En 2006 Carlos Echeveria, également ancien élève de l’école, aujourd’hui directeur de la radio locale, sortait un documentaire sur Priepke et le "Pacte du silence" dans le quartier allemand (Belgrano) de la ville ("Pacto de silencia" - titre du film qui a été montré à l’école). Il peut enfin constater que le pacte est rompu. Quand les Priepke (et quelque centaines de nazis et collaborateurs européens - allemands, autrichiens, croates, ukrainiens, belges, néerlandais, français) arrivaient après la guerre, la ville ne comptait que 8000 habitants (comparé aux plus de 100 000 d’aujourd’hui). D’après Ricardo Niborski de la communauté juive de Bariloche, les nouveaux furent bien accueillis par la communauté allemande, mais plus grave, leur idéologie fut partagée bien au delà du cercle allemand, avant et après leur arrivée. La dictature militaire de 1976 à 1983 a rendu plus difficile encore la discussion ouverte sur le passé, y compris sur la 2ème guerre mondiale. En décembre 2009 à Bariloche, lors d’un séminaire sur le génocide (co-organisé par Hans Schulz), une enseignante, autrichienne, constate encore qu’elle a beaucoup de mal de comprendre ce qui se passe parmi élèves et parents et pourquoi personne ne semble vouloir parler de l’histoire : "à Bariloche parmi les personnes d’un certain âge il y en a beaucoup qui nient le génocide."

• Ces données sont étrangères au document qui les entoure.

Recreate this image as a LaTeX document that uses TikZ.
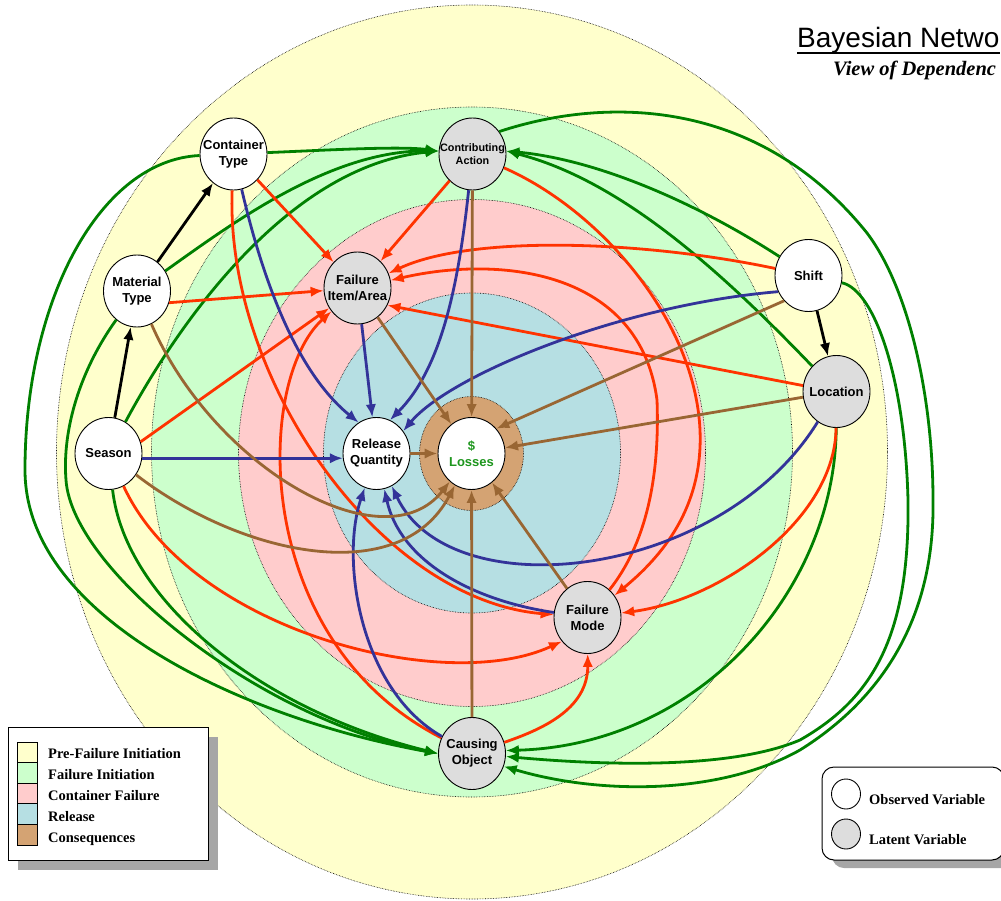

La question des ressources financières des nazis comme Mengele : Fin des années 50, Fritz Bauer, le procureur méritant de Francfort, quand il se charge entre autres de l’affaire Mengele, suppose que le frère Mengele, riche entrepreneur, a soutenu l’homme en cavale. Mais il semble que celui-ci a plutôt profité de la protection de Hans-Ulrich Rudel ("le pilote de guerre le plus décoré") et son ami, le SS néerlandais Willem Sassen, qui avaient tous deux fait fortune en Amérique latine grâce au trafic d’armes mais aussi en tant que conseillers militaires de Péron et de Stroessner.

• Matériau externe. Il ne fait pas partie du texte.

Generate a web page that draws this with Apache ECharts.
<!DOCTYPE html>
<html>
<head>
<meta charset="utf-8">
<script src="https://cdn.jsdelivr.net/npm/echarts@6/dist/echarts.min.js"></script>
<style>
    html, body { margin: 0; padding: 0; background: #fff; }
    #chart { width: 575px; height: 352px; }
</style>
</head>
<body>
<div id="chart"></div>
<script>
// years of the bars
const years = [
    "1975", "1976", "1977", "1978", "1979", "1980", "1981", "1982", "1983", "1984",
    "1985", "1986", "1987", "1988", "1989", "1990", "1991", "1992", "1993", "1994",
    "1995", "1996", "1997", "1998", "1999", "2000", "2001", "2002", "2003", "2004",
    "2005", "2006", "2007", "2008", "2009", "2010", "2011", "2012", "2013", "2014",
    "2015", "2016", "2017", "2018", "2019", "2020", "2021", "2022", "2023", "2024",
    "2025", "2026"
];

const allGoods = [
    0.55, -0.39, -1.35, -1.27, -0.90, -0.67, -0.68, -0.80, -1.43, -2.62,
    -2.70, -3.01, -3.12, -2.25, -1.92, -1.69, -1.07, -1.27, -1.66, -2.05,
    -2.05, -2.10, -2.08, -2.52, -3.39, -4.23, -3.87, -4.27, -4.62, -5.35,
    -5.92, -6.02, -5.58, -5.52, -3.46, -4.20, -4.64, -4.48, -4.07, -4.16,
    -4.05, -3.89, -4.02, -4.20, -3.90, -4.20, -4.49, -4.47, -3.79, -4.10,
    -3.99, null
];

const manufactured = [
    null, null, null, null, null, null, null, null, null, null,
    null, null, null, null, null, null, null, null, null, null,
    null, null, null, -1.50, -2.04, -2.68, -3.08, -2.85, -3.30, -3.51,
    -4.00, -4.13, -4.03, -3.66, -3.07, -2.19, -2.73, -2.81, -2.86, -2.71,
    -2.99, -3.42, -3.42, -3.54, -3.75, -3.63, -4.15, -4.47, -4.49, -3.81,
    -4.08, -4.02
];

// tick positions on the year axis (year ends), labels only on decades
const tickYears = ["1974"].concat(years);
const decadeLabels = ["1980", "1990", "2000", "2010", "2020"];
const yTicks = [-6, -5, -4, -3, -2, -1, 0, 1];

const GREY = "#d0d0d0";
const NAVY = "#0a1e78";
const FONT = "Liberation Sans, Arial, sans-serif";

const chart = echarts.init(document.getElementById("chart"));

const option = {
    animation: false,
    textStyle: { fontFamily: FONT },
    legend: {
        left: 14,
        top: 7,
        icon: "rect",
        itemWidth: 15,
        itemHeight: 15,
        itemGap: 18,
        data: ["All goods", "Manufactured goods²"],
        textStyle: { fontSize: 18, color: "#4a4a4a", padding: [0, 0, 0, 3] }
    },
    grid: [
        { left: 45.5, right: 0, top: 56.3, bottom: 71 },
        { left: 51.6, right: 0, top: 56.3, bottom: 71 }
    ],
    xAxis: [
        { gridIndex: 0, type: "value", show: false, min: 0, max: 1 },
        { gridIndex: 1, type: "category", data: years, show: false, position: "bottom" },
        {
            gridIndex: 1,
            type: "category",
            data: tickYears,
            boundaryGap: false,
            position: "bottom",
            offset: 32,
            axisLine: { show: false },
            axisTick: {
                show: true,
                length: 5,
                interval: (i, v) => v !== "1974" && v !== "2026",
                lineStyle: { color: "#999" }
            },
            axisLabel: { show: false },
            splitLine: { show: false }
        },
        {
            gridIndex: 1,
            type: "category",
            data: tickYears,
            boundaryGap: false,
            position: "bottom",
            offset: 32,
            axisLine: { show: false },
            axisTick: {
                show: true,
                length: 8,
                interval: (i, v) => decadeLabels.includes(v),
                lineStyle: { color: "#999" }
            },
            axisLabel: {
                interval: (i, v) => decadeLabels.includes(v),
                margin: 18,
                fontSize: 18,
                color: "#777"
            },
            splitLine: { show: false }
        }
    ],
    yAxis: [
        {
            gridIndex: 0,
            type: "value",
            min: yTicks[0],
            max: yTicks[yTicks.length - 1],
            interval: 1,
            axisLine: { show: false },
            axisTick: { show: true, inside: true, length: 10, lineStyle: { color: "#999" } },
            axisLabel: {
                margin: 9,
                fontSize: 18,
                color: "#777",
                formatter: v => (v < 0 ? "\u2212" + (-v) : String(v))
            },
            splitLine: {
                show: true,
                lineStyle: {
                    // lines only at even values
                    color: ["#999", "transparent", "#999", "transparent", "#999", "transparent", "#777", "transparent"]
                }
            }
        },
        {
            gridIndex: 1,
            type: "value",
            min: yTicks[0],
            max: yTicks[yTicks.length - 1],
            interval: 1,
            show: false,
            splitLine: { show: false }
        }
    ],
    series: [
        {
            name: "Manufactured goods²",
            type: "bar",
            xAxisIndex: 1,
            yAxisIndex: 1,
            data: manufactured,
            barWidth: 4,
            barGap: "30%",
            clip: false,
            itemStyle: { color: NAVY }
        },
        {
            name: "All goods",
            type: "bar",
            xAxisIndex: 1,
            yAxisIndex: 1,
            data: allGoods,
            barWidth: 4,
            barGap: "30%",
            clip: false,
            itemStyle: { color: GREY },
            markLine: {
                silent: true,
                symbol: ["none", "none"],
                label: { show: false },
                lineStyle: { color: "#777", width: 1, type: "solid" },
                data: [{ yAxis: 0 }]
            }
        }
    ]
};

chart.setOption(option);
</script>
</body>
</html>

Avant et pendant la guerre, l’Argentine avait accueilli plus de victimes des persécutions raciales et/ou politiques par habitant que les EU (45 000 ?). Dans l’après-guerre, le gouvernement Perón ouvre ses portes à autant d’immigrants, quelle que soit leur implication dans des crimes de guerre ou crimes contre l’Humanité. Allemands et Allemands se séparent et s’évitent autant que possible. En mai 2008 la journaliste d’investigation Gaby Weber réalise une émission-radio (en allemand, feature hr2-culture) "Argentine -terre d’accueil pour victimes et bourreaux de l’état NS (national-socialiste)". Elle conclut : "L’intrigante histoire contemporaine, le côte à côte des bourreaux et des victimes, des allemands juifs et non-juifs exilés en Argentine, mérite un travail plus approfondi. Mais ça n’enchante ni le gouvernement argentin ni l’industrie allemande en Argentine. Il ne reste plus beaucoup de témoins."

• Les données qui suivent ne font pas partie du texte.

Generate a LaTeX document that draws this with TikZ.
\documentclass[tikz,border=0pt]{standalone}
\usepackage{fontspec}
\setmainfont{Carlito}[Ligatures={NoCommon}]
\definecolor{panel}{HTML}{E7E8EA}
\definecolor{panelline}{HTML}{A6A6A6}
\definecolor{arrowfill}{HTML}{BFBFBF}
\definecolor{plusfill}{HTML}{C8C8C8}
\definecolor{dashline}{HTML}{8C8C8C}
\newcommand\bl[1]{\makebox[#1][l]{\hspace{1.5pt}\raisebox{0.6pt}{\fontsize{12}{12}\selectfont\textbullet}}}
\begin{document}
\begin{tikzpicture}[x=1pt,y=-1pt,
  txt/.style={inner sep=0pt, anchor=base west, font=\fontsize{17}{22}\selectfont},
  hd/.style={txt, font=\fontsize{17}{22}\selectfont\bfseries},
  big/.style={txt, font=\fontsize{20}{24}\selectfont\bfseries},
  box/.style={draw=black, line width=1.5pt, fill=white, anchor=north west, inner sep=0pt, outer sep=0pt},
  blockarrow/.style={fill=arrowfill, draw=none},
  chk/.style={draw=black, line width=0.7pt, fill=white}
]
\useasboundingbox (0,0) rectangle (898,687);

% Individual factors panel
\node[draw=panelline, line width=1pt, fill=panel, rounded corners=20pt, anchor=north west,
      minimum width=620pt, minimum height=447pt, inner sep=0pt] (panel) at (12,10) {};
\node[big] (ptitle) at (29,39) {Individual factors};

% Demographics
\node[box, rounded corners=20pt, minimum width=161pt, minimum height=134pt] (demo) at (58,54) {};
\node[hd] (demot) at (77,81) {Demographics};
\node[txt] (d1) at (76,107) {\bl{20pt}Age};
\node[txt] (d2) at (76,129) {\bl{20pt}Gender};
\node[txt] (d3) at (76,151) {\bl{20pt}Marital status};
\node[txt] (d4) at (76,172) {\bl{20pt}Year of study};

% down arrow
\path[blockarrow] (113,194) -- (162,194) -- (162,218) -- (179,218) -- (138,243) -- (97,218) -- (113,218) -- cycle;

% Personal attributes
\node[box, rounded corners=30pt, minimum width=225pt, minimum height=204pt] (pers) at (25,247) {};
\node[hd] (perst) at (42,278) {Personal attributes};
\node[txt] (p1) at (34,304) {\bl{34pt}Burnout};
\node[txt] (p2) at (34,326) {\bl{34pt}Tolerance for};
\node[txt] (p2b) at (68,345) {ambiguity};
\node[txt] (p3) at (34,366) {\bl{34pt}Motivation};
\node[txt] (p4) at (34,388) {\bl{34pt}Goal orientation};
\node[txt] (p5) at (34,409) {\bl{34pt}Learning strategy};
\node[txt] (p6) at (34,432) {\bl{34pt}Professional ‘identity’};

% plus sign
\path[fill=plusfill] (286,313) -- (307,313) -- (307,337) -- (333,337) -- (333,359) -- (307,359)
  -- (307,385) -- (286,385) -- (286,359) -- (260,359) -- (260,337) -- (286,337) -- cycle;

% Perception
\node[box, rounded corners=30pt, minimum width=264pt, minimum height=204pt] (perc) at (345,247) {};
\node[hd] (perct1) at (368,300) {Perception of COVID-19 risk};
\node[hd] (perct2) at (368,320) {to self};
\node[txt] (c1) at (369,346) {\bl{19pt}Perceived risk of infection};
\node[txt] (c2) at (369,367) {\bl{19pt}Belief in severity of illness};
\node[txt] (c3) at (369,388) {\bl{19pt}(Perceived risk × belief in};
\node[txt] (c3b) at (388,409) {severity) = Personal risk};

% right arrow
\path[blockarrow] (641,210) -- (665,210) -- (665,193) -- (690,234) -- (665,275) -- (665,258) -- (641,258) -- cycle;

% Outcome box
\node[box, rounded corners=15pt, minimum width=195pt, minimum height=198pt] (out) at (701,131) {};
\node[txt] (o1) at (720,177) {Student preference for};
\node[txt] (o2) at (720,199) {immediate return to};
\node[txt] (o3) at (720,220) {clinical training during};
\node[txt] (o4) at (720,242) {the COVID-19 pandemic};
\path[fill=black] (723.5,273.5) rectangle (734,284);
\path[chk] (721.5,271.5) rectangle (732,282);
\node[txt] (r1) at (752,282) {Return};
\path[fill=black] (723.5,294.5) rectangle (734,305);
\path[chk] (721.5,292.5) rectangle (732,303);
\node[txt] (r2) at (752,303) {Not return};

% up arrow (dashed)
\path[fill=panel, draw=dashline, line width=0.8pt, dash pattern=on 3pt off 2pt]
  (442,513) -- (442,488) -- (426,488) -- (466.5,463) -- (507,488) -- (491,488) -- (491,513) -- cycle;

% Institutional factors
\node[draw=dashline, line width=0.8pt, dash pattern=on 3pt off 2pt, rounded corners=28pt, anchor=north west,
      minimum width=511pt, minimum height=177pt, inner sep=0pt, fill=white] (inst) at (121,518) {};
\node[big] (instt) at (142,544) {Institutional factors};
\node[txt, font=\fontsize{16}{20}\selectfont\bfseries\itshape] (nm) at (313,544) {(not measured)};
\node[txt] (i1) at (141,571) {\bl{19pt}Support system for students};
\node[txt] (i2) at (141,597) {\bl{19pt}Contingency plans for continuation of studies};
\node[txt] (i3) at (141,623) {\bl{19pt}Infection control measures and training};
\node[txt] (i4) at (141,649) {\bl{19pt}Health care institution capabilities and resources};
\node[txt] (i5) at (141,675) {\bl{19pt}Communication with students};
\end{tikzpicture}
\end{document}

Ricardo Niborski cité plus haut exprime l’opinion qu’aujourd’hui le problème le plus grave de Bariloche n’est nullement ces 5% d’habitants que représente la communauté allemande et leurs attitudes racistes où pas, mais l’immense pauvreté dans laquelle vivent des dizaines de milliers d’habitants argentins et chiliens de la ville.
...

Ps :
(Par ailleurs l’histoire de Richard Gans revenu en Argentine en 1947 (et non en 1946) est intéressante, mais elle éloigne du sujet du film : en 1948 Perón, persuadé par les promesses d’un physicien récemment immigré qui lui avait été recommandé par sa nouvelle acquisition, le constructeur allemand d’avion de guerre, Kurt Tank, investit dans un projet secret et coûteux de fusion nucléaire (l’improbable panacée énergétique) à réaliser sur l’ile Huemul dans le lac près de Bariloche. Trois ans plus tard, après l’annonce d’un succès spectaculaire qui s’avère inexistant, Richard Gans, alors directeur de l’Institut de physique de l’université de La Plata, est appelé à diriger une commission d’enquête. Le physicien prometteur, ami du président et de sa femme, ne lui est pas inconnu et la faillite grossière du projet le surprend à peine. Pour limiter le dégat, l’équipement coûteux est transféré à Bariloche où l’ancien étudiant de Gans, José Antonio Balseiro est nommé directeur d’un institut de physique nucléaire qui aujourd’hui porte le nom de son directeur-fondateur. Richard Gans meurt un an avant l’ouverture en 1955 (et quelques mois de plus avant la chute de Perón la même année).